The fifth contribution is by Benedikt Schmitz. It is titled Artikel 6 lid 2 Rome I-Verordening en het Duitse Bundesgerichtshof. Bundesgerichtshof 15 mei 2024 – VIII ZR 226/22 (Teakbomen) (Article 6 paragraph 2 Rome I Regulation and the German Federal Court of Justice. Federal Court of Justice 15 May 2024 – VIII ZR 226/22 (Teak trees)).
The German Federal Court of Justice (BGH) has ruled in its recent decision that Article 6(2) Rome I Regulation contains the preferential law approach. In its reasoning, the court specifically refers to three recent CJEU judgements to support this view. However, this case note argues that these CJEU judgements are not a valid basis for such reasoning. Instead, the BGH should have turned to Article 8 Rome I Regulation and its case law to apply the Gruber Logistics ruling by analogy.

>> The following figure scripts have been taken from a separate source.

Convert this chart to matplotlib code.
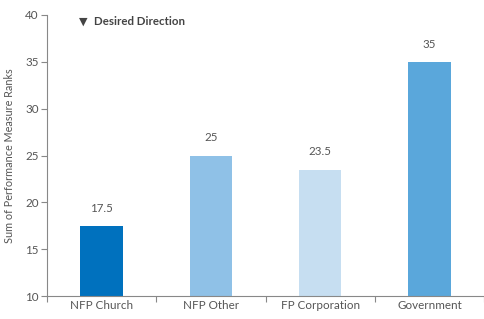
import matplotlib.pyplot as plt
import numpy as np

categories = ['NFP Church', 'NFP Other', 'FP Corporation', 'Government']
values = [17.5, 25, 23.5, 35]
value_labels = ['17.5', '25', '23.5', '35']
colors = ['#0071BE', '#8FC1E7', '#C6DEF1', '#5AA7DB']
yticks = [10, 15, 20, 25, 30, 35, 40]

plt.rcParams['font.family'] = ['Lato', 'DejaVu Sans']

fig = plt.figure(figsize=(4.85, 3.19), dpi=100)
ax = fig.add_axes([0.097, 0.072, 0.901, 0.881])

x = np.arange(len(categories))
bars = ax.bar(x, [v - 10 for v in values], bottom=10, width=0.39, color=colors)

for xi, v, lab in zip(x, values, value_labels):
    ax.text(xi, v + 1.3, lab, ha='center', va='bottom', fontsize=8.3, color='#555555')

ax.set_xlim(-0.5, len(categories) - 0.5)
ax.set_ylim(10, 40)
ax.set_yticks(yticks)
ax.set_yticklabels([str(t) for t in yticks])

ax.set_xticks(np.arange(-0.5, len(categories), 1.0))
ax.set_xticklabels([])
ax.set_xticks(x, minor=True)
ax.set_xticklabels(categories, minor=True)
ax.tick_params(axis='x', which='major', length=4, color='#888888', width=0.8)
ax.tick_params(axis='x', which='minor', length=0, labelsize=8.4, labelcolor='#555555', pad=3)
ax.tick_params(axis='y', length=4, color='#888888', width=0.8, labelsize=8.4, labelcolor='#555555', pad=2)

for s in ['top', 'right']:
    ax.spines[s].set_visible(False)
for s in ['left', 'bottom']:
    ax.spines[s].set_color('#888888')
    ax.spines[s].set_linewidth(0.8)

ax.set_ylabel('Sum of Performance Measure Ranks', fontsize=7.8, color='#555555', labelpad=7)

ax.text(0.082, 0.977, '\u25BC', transform=ax.transAxes, fontsize=8, color='#444444',
        ha='center', va='center', family='DejaVu Sans')
ax.text(0.107, 0.977, 'Desired Direction', transform=ax.transAxes, fontsize=8.3,
        color='#444444', fontweight='bold', ha='left', va='center')

plt.savefig('out.png', dpi=100)
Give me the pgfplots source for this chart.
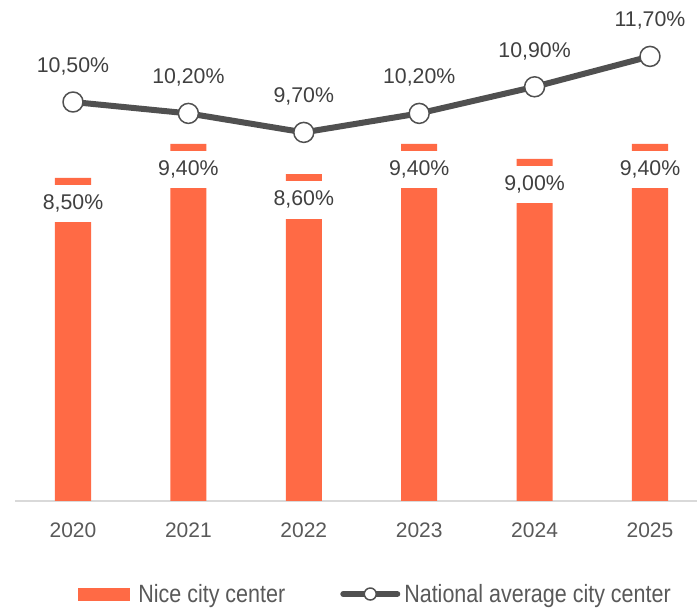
\documentclass[border=0pt]{standalone}
\usepackage{fontspec}
\setmainfont{Liberation Sans}
\newfontfamily\legfont[FakeStretch=0.86]{Liberation Sans}
\usepackage{pgfplots}
\pgfplotsset{compat=1.18}
\definecolor{barorange}{HTML}{FF6A45}
\definecolor{linegray}{HTML}{505050}
\definecolor{labgray}{HTML}{404040}
\definecolor{tickgray}{HTML}{595959}
\definecolor{basegray}{HTML}{D9D9D9}
\begin{document}
\begin{tikzpicture}
\useasboundingbox (0,0) rectangle (697pt,608pt);
\begin{axis}[
  at={(15.3pt,107pt)}, anchor=south west,
  scale only axis, width=692.4pt, height=494pt,
  xmin=-0.5, xmax=5.5, ymin=0, ymax=13,
  clip=false,
  axis x line*=bottom, axis y line=none,
  x axis line style={draw=basegray, line width=1.5pt},
  xtick={0,1,2,3,4,5},
  xticklabels={2020,2021,2022,2023,2024,2025},
  major tick length=0pt,
  ytick=\empty,
  /pgf/number format/assume math mode=true,
  xticklabel style={anchor=base, yshift=-37pt, font=\fontsize{21}{25}\selectfont, text=tickgray, inner sep=0pt},
  legend style={at={(0.5203,-0.1883)}, anchor=center, draw=none, fill=none,
    legend columns=2, font=\legfont\fontsize{25}{30}\selectfont, text=tickgray,
    /tikz/every even column/.append style={column sep=53pt},
    inner sep=0pt},
  legend cell align=left,
]
\addplot[ybar, bar width=36pt, fill=barorange, draw=none,
  nodes near coords={\pgfmathprintnumber[fixed,fixed zerofill,precision=2,use comma]{\pgfplotspointmeta}\%},
  every node near coord/.append style={anchor=north, yshift=-6.6pt, fill=white,
    minimum height=37.7pt, inner xsep=2pt, text=labgray, font=\fontsize{21.3}{25}\selectfont},
  legend image code/.code={\fill[barorange] (0pt,-6.5pt) rectangle (52pt,6.5pt); \path (58pt,0);}
] coordinates {(0,8.5) (1,9.4) (2,8.6) (3,9.4) (4,9.0) (5,9.4)};
\addlegendentry{Nice city center}
\addplot[color=linegray, line width=6pt, line join=round,
  mark=*, mark size=10pt, mark options={fill=white, draw=linegray, line width=1.5pt},
  nodes near coords={\pgfmathprintnumber[fixed,fixed zerofill,precision=2,use comma]{\pgfplotspointmeta}\%},
  every node near coord/.append style={anchor=base, yshift=29.5pt, text=labgray, font=\fontsize{21.3}{25}\selectfont, inner sep=0pt},
  legend image code/.code={\draw[linegray, line width=6pt, line cap=round] (2pt,0) -- (56pt,0);
     \draw[linegray, fill=white, line width=1.5pt] (29pt,0) circle (6pt); \path (58pt,0);}
] coordinates {(0,10.5) (1,10.2) (2,9.7) (3,10.2) (4,10.9) (5,11.7)};
\addlegendentry{National average city center}
\end{axis}
\end{tikzpicture}
\end{document}
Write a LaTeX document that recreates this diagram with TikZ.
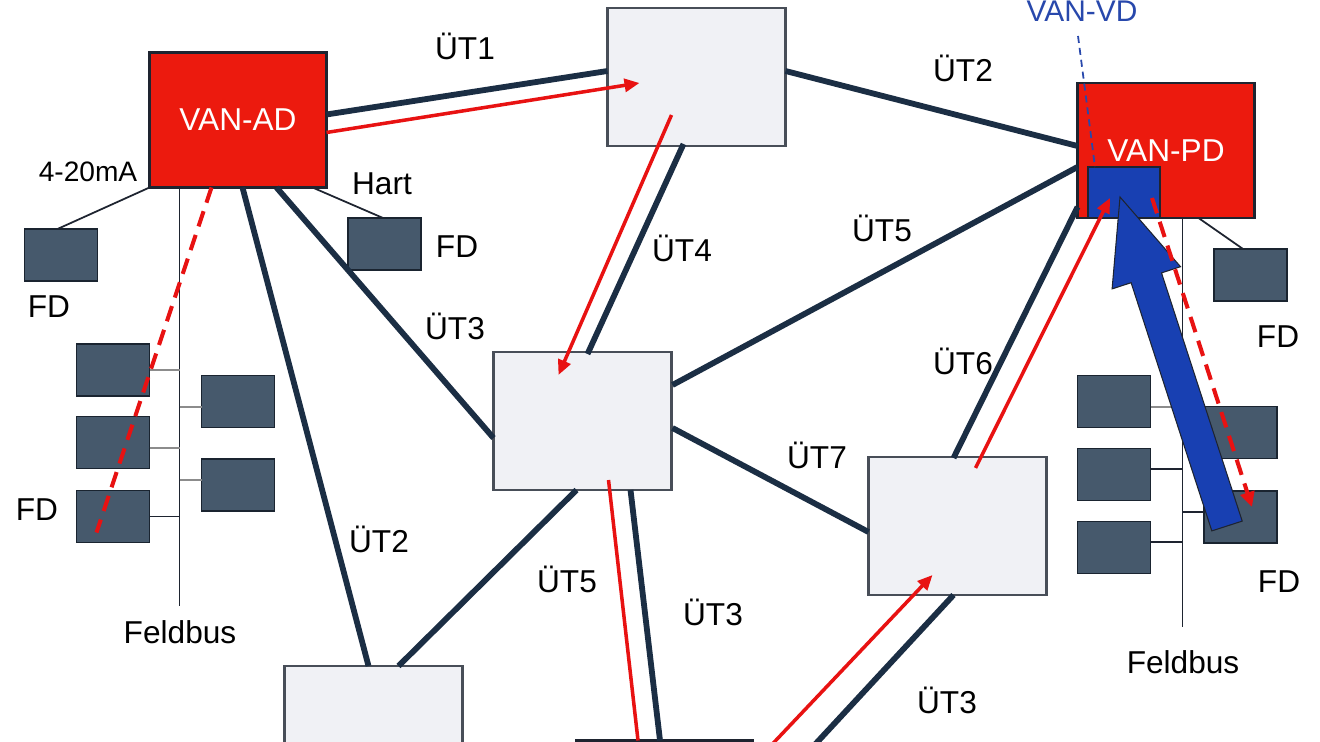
\documentclass[tikz,border=0pt]{standalone}
\usepackage{fontspec}
\setmainfont{Liberation Sans}
\usetikzlibrary{calc,arrows.meta}
\definecolor{navy}{RGB}{27,46,68}
\definecolor{vanred}{RGB}{236,26,14}
\definecolor{flowred}{RGB}{232,18,18}
\definecolor{edge}{RGB}{30,36,48}
\definecolor{sitefill}{RGB}{240,241,245}
\definecolor{siteedge}{RGB}{72,78,88}
\definecolor{fdfill}{RGB}{70,89,108}
\definecolor{fdedge}{RGB}{26,36,48}
\definecolor{vdblue}{RGB}{24,64,178}
\definecolor{vdtext}{RGB}{40,72,172}
\definecolor{tapgray}{RGB}{140,140,140}
\newcommand\lblfont{\fontsize{18}{21}\selectfont}
\begin{document}
\begin{tikzpicture}[x=0.2mm,y=-0.2mm,
  vanbox/.style={draw=edge,fill=vanred,line width=1.4pt,minimum width=35.4mm,minimum height=27mm,inner sep=0,outer sep=0,text=white,font=\lblfont},
  sitebox/.style={draw=siteedge,fill=sitefill,line width=1.2pt,minimum width=35.6mm,minimum height=27.6mm,inner sep=0,outer sep=0},
  fdbox/.style={draw=fdedge,fill=fdfill,line width=1.1pt,minimum width=14.6mm,minimum height=10.4mm,inner sep=0,outer sep=0},
  vdbox/.style={draw=edge,fill=vdblue,line width=1.1pt,minimum width=14.4mm,minimum height=10.2mm,inner sep=0,outer sep=0},
  lbl/.style={font=\lblfont,anchor=base,inner sep=0,text=black},
  link/.style={draw=navy,line width=3.3pt},
  flow/.style={draw=flowred,line width=2pt,-{Triangle[length=3mm,width=2.6mm]}},
  plainflow/.style={draw=flowred,line width=2pt},
  dashflow/.style={draw=flowred,line width=2.3pt,dash pattern=on 3.2mm off 1.8mm},
  bus/.style={draw=edge,line width=0.9pt},
  tap/.style={draw=tapgray,line width=1.2pt},
  tapdark/.style={draw=edge,line width=1pt},
  thin/.style={draw=edge,line width=1pt},
  vdline/.style={draw=vdtext,line width=1pt,dash pattern=on 1.4mm off 1mm},
  bigarrow/.style={fill=vdblue,draw=edge,line width=0.6pt}
]
\useasboundingbox (0,0) rectangle (1320,742);
\clip (0,0) rectangle (1320,742);
\fill[white] (0,0) rectangle (1320,742);

% main boxes
\node[vanbox] (ad) at (238,120) {VAN-AD};
\node[sitebox] (t) at (696.5,77) {};
\node[vanbox] (pd) at (1166,150.5) {VAN-PD};
\node[vdbox] (vd) at (1124,192.5) {};
\node[sitebox] (m) at (582.5,421) {};
\node[sitebox] (b3) at (957.5,526) {};
\node[sitebox] (b4) at (373.5,735) {};
\node[vanbox] (b5) at (664.5,808) {};

% field devices left
\node[fdbox] (fd1) at (61,255) {};
\node[fdbox] (fdh) at (384.5,244) {};
\node[fdbox] (la) at (113,370) {};
\node[fdbox] (lb) at (113,442.5) {};
\node[fdbox] (lc) at (113,516.5) {};
\node[fdbox] (ld) at (238,401.5) {};
\node[fdbox] (le) at (238,485) {};
% field devices right
\node[fdbox] (fdr) at (1250.5,275) {};
\node[fdbox] (rf) at (1114,401.5) {};
\node[fdbox] (rg) at (1114,474.5) {};
\node[fdbox] (rh) at (1114,547.5) {};
\node[fdbox] (ri) at (1240.5,432.5) {};
\node[fdbox] (rj) at (1240.5,517) {};

% field buses
\coordinate (busL) at ($(ad.south west)+(30,0)$);
\coordinate (busLend) at ($(busL)+(0,418)$);
\draw[bus] (busL) -- (busLend);
\draw[tap] (la.east) -- (la.east -| busL);
\draw[tap] ([yshift=-3pt]lb.east) -- ([yshift=-3pt]lb.east -| busL);
\draw[tapdark] (lc.east) -- (lc.east -| busL);
\draw[tap] ([yshift=-3pt]ld.west -| busL) -- ([yshift=-3pt]ld.west);
\draw[tap] ([yshift=3pt]le.west -| busL) -- ([yshift=3pt]le.west);

\coordinate (busR) at ($(pd.south west)+(105,0)$);
\coordinate (busRend) at ($(busR)+(0,409)$);
\draw[bus] (busR) -- (busRend);
\draw[tap] ([yshift=-3pt]rf.east) -- ([yshift=-3pt]rf.east -| busR);
\draw[tapdark] ([yshift=3pt]rg.east) -- ([yshift=3pt]rg.east -| busR);
\draw[tapdark] ([yshift=3pt]rh.east) -- ([yshift=3pt]rh.east -| busR);
\draw[tapdark] (ri.west -| busR) -- (ri.west);
\draw[tapdark] ([yshift=3pt]rj.west -| busR) -- ([yshift=3pt]rj.west);

% 4-20mA, Hart lines
\draw[thin] (ad.south west) -- ($(fd1.north west)+(33,0)$);
\draw[thin] ($(ad.south west)+(163,0)$) -- ($(fdh.north west)+(35,0)$);
\draw[thin] ($(pd.south west)+(121,0)$) -- ($(fdr.north west)+(29,0)$);

% transmission links (dark)
\draw[link] ($(ad.north west)+(177,62)$) -- ($(t.north west)+(0,63)$);
\draw[link] ($(t.north west)+(178,63)$) -- ($(pd.north west)+(0,63)$);
\draw[link] ($(t.north west)+(76,136)$) -- ($(m.north west)+(94,2)$);
\draw[link] ($(m.north west)+(179,33)$) -- ($(pd.north west)+(0,84)$);
\draw[link] ($(ad.south west)+(127,0)$) -- ($(m.north west)+(0,86)$);
\draw[link] ($(ad.south west)+(93,0)$) -- ($(b4.north west)+(84,0)$);
\draw[link] ($(b4.north west)+(114,0)$) -- ($(m.south west)+(83,0)$);
\draw[link] ($(m.north west)+(179,76)$) -- ($(b3.north west)+(0,75)$);
\draw[link] ($(b3.north west)+(85,1)$) -- ($(pd.north west)+(0,124)$);
\draw[link] ($(m.south west)+(137,0)$) -- ($(b5.north west)+(84,0)$);
\draw[link] ($(b3.south west)+(85,0)$) -- ($(b5.north west)+(214,31)$);

% red flows
\draw[flow] ($(ad.north west)+(177,80)$) -- ($(t.north west)+(32,75)$);
\draw[flow] ($(t.north west)+(64,107)$) -- ($(m.north west)+(65,23)$);
\draw[flow] ($(b3.north west)+(107,11)$) -- ($(vd.north west)+(22,31)$);
\draw[plainflow] ($(m.south west)+(115,-10)$) -- ($(b5.north west)+(62,0)$);
\draw[flow] ($(b5.north west)+(177,24)$) -- ($(b3.south west)+(64,-20)$);

% dashed red paths
\draw[dashflow] ($(ad.south west)+(62,0)$) -- ($(lc.north west)+(20,42)$);

% VAN-VD marker
\node[lbl,text=vdtext,font=\fontsize{17}{20}\selectfont] (vdlbl) at (1082,22) {VAN-VD};
\coordinate (vdtop) at (1078,36);
\draw[vdline] (vdtop) -- ($(vd.north west)+(7,0)$);

% big blue arrow
\draw[bigarrow] (1120,197) -- (1180.5,266.7) -- (1161.5,272.9) -- (1242.2,521.1)
  -- (1211.8,530.9) -- (1131.1,282.7) -- (1112.1,288.9) -- cycle;

\draw[dashflow,-{Triangle[length=3mm,width=2.8mm]}] ($(vd.north west)+(64,31)$) -- ($(rj.north west)+(48,16)$);

% labels
\node[lbl] (u1) at (465,60) {ÜT1};
\node[lbl] (u2a) at (963,82) {ÜT2};
\node[lbl] (u4) at (682,262) {ÜT4};
\node[lbl] (u5a) at (882,242) {ÜT5};
\node[lbl] (u3a) at (455,340) {ÜT3};
\node[lbl] (u6) at (963,375) {ÜT6};
\node[lbl] (u7) at (817,468) {ÜT7};
\node[lbl] (u2b) at (379,552) {ÜT2};
\node[lbl] (u5b) at (567,592) {ÜT5};
\node[lbl] (u3b) at (713,625) {ÜT3};
\node[lbl] (u3c) at (947,713) {ÜT3};
\node[lbl,font=\fontsize{16}{19}\selectfont] (ma) at (88,182) {4-20mA};
\node[lbl] (hart) at (382,195) {Hart};
\node[lbl] (fdl1) at (49,318) {FD};
\node[lbl] (fdl2) at (457,258) {FD};
\node[lbl] (fdl3) at (37,520) {FD};
\node[lbl] (fbl) at (180,643) {Feldbus};
\node[lbl] (fdr1) at (1278,348) {FD};
\node[lbl] (fdr2) at (1279,592) {FD};
\node[lbl] (fbr) at (1183,673) {Feldbus};
\end{tikzpicture}
\end{document}
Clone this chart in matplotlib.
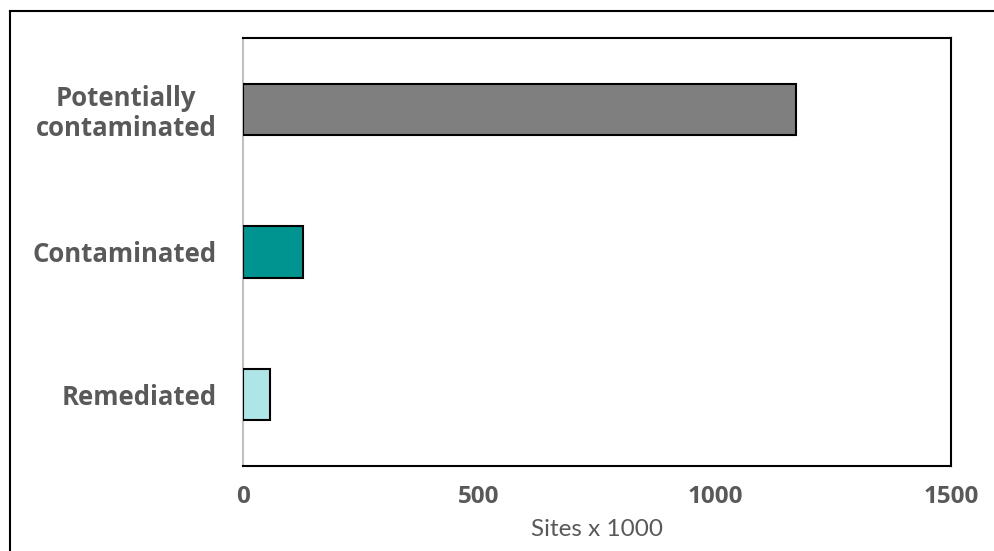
import matplotlib
matplotlib.use("Agg")
import matplotlib.pyplot as plt
from matplotlib.lines import Line2D

# Site counts (thousands)
categories = ["Remediated", "Contaminated", "Potentially\ncontaminated"]
values = [57, 127, 1171]
colors = ["#aee6e8", "#009490", "#7f7f7f"]
xticks = [0, 500, 1000, 1500]

plt.rcParams["font.family"] = ["Lato", "DejaVu Sans"]
label_color = "#595959"
tick_font = ["Open Sans", "DejaVu Sans"]

fig = plt.figure(figsize=(9.94, 5.51), dpi=100)
ax = fig.add_axes([0.2445, 0.1543, 0.7122, 0.7767])

ax.barh(range(len(categories)), values, height=0.36, color=colors,
        edgecolor="black", linewidth=1.5, zorder=3)

ax.set_xlim(0, 1500)
ax.set_ylim(-0.5, 2.5)
ax.set_xticks(xticks)
ax.set_xticklabels([str(t) for t in xticks])
ax.set_yticks(range(len(categories)))
ax.set_yticklabels(categories, linespacing=1.12)

ax.tick_params(axis="both", length=0, labelcolor=label_color)
ax.tick_params(axis="x", pad=14, labelsize=17.5)
ax.tick_params(axis="y", pad=19, labelsize=18.5)
for lab in ax.get_xticklabels() + ax.get_yticklabels():
    lab.set_fontweight("bold")
    lab.set_family(tick_font)
for lab in ax.get_yticklabels():
    lab.set_horizontalalignment("right")
    lab.set_multialignment("center")

ax.set_xlabel("Sites x 1000", fontsize=17.5, color=label_color,
              fontweight="normal", labelpad=7)

for side in ["top", "right", "bottom"]:
    ax.spines[side].set_color("black")
    ax.spines[side].set_linewidth(1.5)
ax.spines["left"].set_color("#c0c0c0")
ax.spines["left"].set_linewidth(1.5)

# Outer frame: top and left edges
fig.add_artist(Line2D([10 / 994, 1.0], [1 - 11 / 551, 1 - 11 / 551],
                      transform=fig.transFigure, color="black", linewidth=1.5))
fig.add_artist(Line2D([10 / 994, 10 / 994], [0.0, 1 - 11 / 551],
                      transform=fig.transFigure, color="black", linewidth=1.5))

fig.savefig("out.png", dpi=100)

The sixth contribution, also by Benedikt Schmitz, is titled Rethinking the consumer conflict rule – Article 6(2) Rome I Regulation and party autonomy in light of principles, efficiency, and harmonisation (dissertation, University of Groningen, 2024) (Summary) is an annotation of the German Bundesgerichtshof of 15 May 2024. In this annotation, he addresses the ‘Günstigkeitsprinzip’ used in German case law. In doing so, he considers the question of whether the Court of Justice bases its application of Article 6 of the Rome I Regulation on the principle of protection or on the principle of favourability. With this annotation, the author builds on his dissertation entitled ‘Rethinking the consumer conflict rule – Article 6(2) Rome I Regulation and party autonomy in light of principles, efficiency, and harmonisation’, which he successfully defended at the University of Groningen on 16 December. A summary of this dissertation forms the last contribution of this issue.
The issue includes a selection of judgments from Dutch courts on different topics of private international law.